You move sixteen tons, and what do you get?
Another day older, and deeper in debt.


For one man to physically carry sixteen tons of coal out of a coal mine in a day requires not only exceptional physical strength, but a single-minded work ethic. Sixteen tons. Thirty-two thousand pounds. One-hundred-and-sixty individual episodes of carving a two-hundred pound block of coal out of the wall of a tunnel deep enough underground to stack an average city skyscraper, and then lugging that block up to the surface of the world -- ten times every hour for sixteen straight hours.

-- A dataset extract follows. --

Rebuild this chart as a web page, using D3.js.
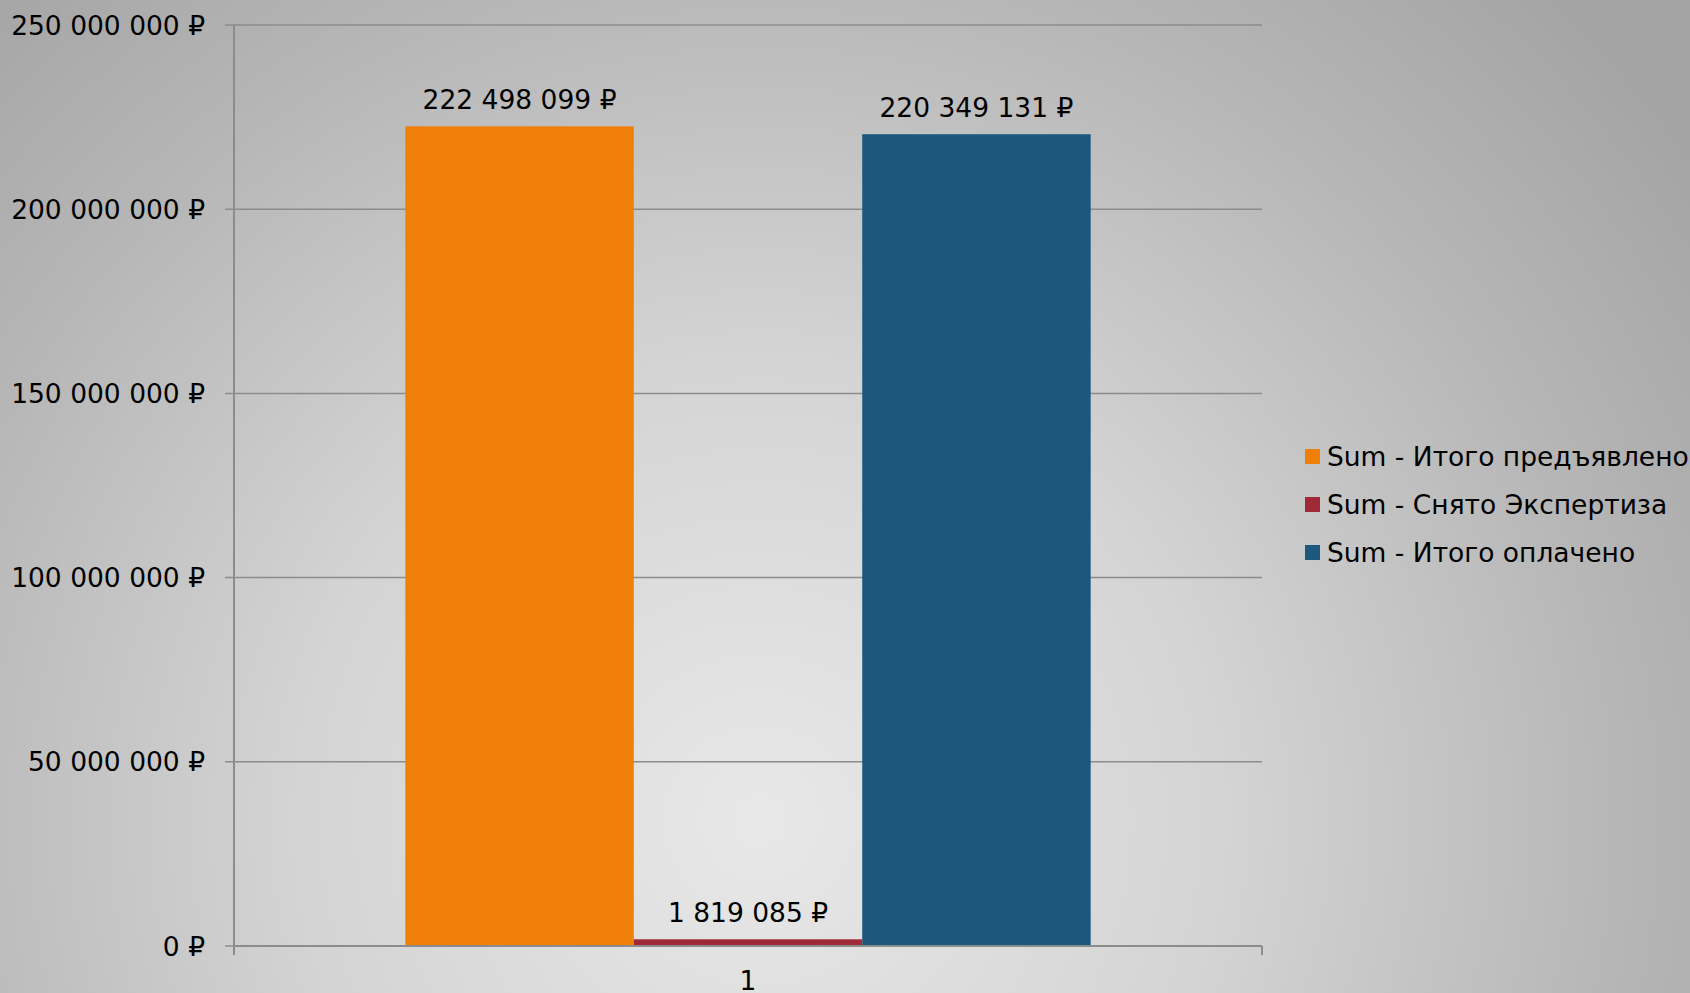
<!DOCTYPE html>
<html>
<head>
<meta charset="utf-8">
<script src="https://cdn.jsdelivr.net/npm/d3@7"></script>
<style>
  html, body { margin: 0; padding: 0; overflow: hidden; }
  text { font-family: "DejaVu Sans", Verdana, sans-serif; }
</style>
</head>
<body>
<div id="chart"></div>
<script>
// data
var categories = ["1"];
var seriesNames = ["Sum - Итого предъявлено", "Sum - Снято Экспертиза", "Sum - Итого оплачено"];
var seriesValues = [222498099, 1819085, 220349131];
var seriesColors = ["#F07F09", "#9F2936", "#1B587C"];
var yTicks = [0, 50000000, 100000000, 150000000, 200000000, 250000000];

var width = 1690, height = 993;
var margin = {top: 25, right: 428, bottom: 47, left: 234};
var plotW = width - margin.left - margin.right,
    plotH = height - margin.top - margin.bottom;

var svg = d3.select("#chart")
    .append("svg")
    .attr("width", width)
    .attr("height", height);

// background gradient
var grad = svg.append("defs").append("radialGradient")
    .attr("id", "bg")
    .attr("gradientUnits", "userSpaceOnUse")
    .attr("cx", 760).attr("cy", 820)
    .attr("r", 1150);
grad.append("stop").attr("offset", "0%").attr("stop-color", "#e8e8e8");
grad.append("stop").attr("offset", "40%").attr("stop-color", "#d4d4d4");
grad.append("stop").attr("offset", "75%").attr("stop-color", "#b6b6b6");
grad.append("stop").attr("offset", "100%").attr("stop-color", "#a4a4a4");
svg.append("rect").attr("width", width).attr("height", height).attr("fill", "url(#bg)");

var g = svg.append("g").attr("transform", "translate(" + margin.left + "," + margin.top + ")");

var fmt = function (v) { return d3.format(",")(v).replace(/,/g, " ") + " ₽"; };

var y = d3.scaleLinear().domain([0, 250000000]).range([plotH, 0]);
var x0 = d3.scaleBand().domain(categories).range([0, plotW]).paddingInner(0).paddingOuter(0.25);
var x1 = d3.scaleBand().domain(seriesNames).range([0, x0.bandwidth()]).padding(0);

// gridlines
g.selectAll("line.grid")
    .data(yTicks)
    .enter()
    .append("line")
    .attr("x1", -9).attr("x2", plotW)
    .attr("y1", function (d) { return y(d); })
    .attr("y2", function (d) { return y(d); })
    .attr("stroke", "#8c8c8c")
    .attr("stroke-width", 1.5);

// y axis labels
g.selectAll("text.ylab")
    .data(yTicks)
    .enter()
    .append("text")
    .attr("x", -29)
    .attr("y", function (d) { return y(d) + 2; })
    .attr("text-anchor", "end")
    .attr("dominant-baseline", "middle")
    .attr("font-size", "26.5px")
    .attr("fill", "#000")
    .text(fmt);

// bars
var groups = g.selectAll("g.cat")
    .data(categories)
    .enter()
    .append("g")
    .attr("transform", function (d) { return "translate(" + x0(d) + ",0)"; });

groups.selectAll("rect")
    .data(seriesValues.map(function (v, i) { return {name: seriesNames[i], value: v, color: seriesColors[i]}; }))
    .enter()
    .append("rect")
    .attr("x", function (d) { return x1(d.name); })
    .attr("y", function (d) { return y(d.value); })
    .attr("width", x1.bandwidth())
    .attr("height", function (d) { return plotH - y(d.value); })
    .attr("fill", function (d) { return d.color; });

groups.selectAll("text.val")
    .data(seriesValues.map(function (v, i) { return {name: seriesNames[i], value: v}; }))
    .enter()
    .append("text")
    .attr("x", function (d) { return x1(d.name) + x1.bandwidth() / 2; })
    .attr("y", function (d) { return y(d.value) - 25; })
    .attr("text-anchor", "middle")
    .attr("dominant-baseline", "middle")
    .attr("font-size", "26.5px")
    .attr("fill", "#000")
    .text(function (d) { return fmt(d.value); });

// axes lines
g.append("line")
    .attr("x1", 0).attr("x2", 0).attr("y1", 0).attr("y2", plotH + 9)
    .attr("stroke", "#8c8c8c").attr("stroke-width", 2);
g.append("line")
    .attr("x1", 0).attr("x2", plotW).attr("y1", plotH).attr("y2", plotH)
    .attr("stroke", "#8c8c8c").attr("stroke-width", 2);
g.append("line")
    .attr("x1", plotW).attr("x2", plotW).attr("y1", plotH).attr("y2", plotH + 9)
    .attr("stroke", "#8c8c8c").attr("stroke-width", 2);

// x labels
g.selectAll("text.xlab")
    .data(categories)
    .enter()
    .append("text")
    .attr("x", function (d) { return x0(d) + x0.bandwidth() / 2; })
    .attr("y", plotH + 36)
    .attr("text-anchor", "middle")
    .attr("dominant-baseline", "middle")
    .attr("font-size", "26.5px")
    .attr("fill", "#000")
    .text(function (d) { return d; });

// legend
var legend = svg.selectAll("g.leg")
    .data(seriesNames)
    .enter()
    .append("g")
    .attr("transform", function (d, i) { return "translate(1305," + (449 + i * 48) + ")"; });
legend.append("rect")
    .attr("width", 15).attr("height", 15)
    .attr("fill", function (d, i) { return seriesColors[i]; });
legend.append("text")
    .attr("x", 22).attr("y", 9)
    .attr("dominant-baseline", "middle")
    .attr("font-size", "26.5px")
    .attr("fill", "#000")
    .text(function (d) { return d; });
</script>
</body>
</html>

The song, "Sixteen Tons," communicates the essence of this life, the plight of the American coal miner. Country crooner Merle Travis recorded the song in 1946, the resonating timbre of his voice embedding in it the tales told him by his coal miner father, from whom the line -- "Another day older, and deeper in debt" -- is claimed to have come. Perhaps the most poignant lyric of the song is one which famously takes the measure of man:

Some people say a man is made outta' mud
A poor man's made outta muscle and blood.
Muscle and blood and skin and bones.
A mind that's a-weak and a back that's strong.


Another line in the song -- "I owe my soul to the company store" -- alludes to the invidious system whereby workers were required to live in company housing (to which rent was owed) and buy goods, including their own mining equipment, from the company store (often on credit extended in advance) -- but could never quite collect wages enough to pay the debt thereafter owed to the company. The conditions were in many instances akin to slavery, because contracts bound the worker to the land, prohibiting him from leaving without company permission while the debt remained pending (as it always did), with company 'security men' standing by to prevent the workers from fleeing the job. This system often led to violence, and it was ultimately violence which overcame it. One might imagine striking workers marching outside the mines with placards, but the real scene was more often one of pitched battles between striking men and company security men, with every underhanded tactic in the book vigorously pressed by both sides.

Naturally, the sort of work which once engendered such strife is modernly accomplished largely by machinery. Oh, men still mine, and in poor and unhealthful conditions, but only in places where it is obnoxious to use machinery, and those places are dwindling. And with the advent of modern technology, hauling sixteen tons in a single day is no longer so impressive of a feat.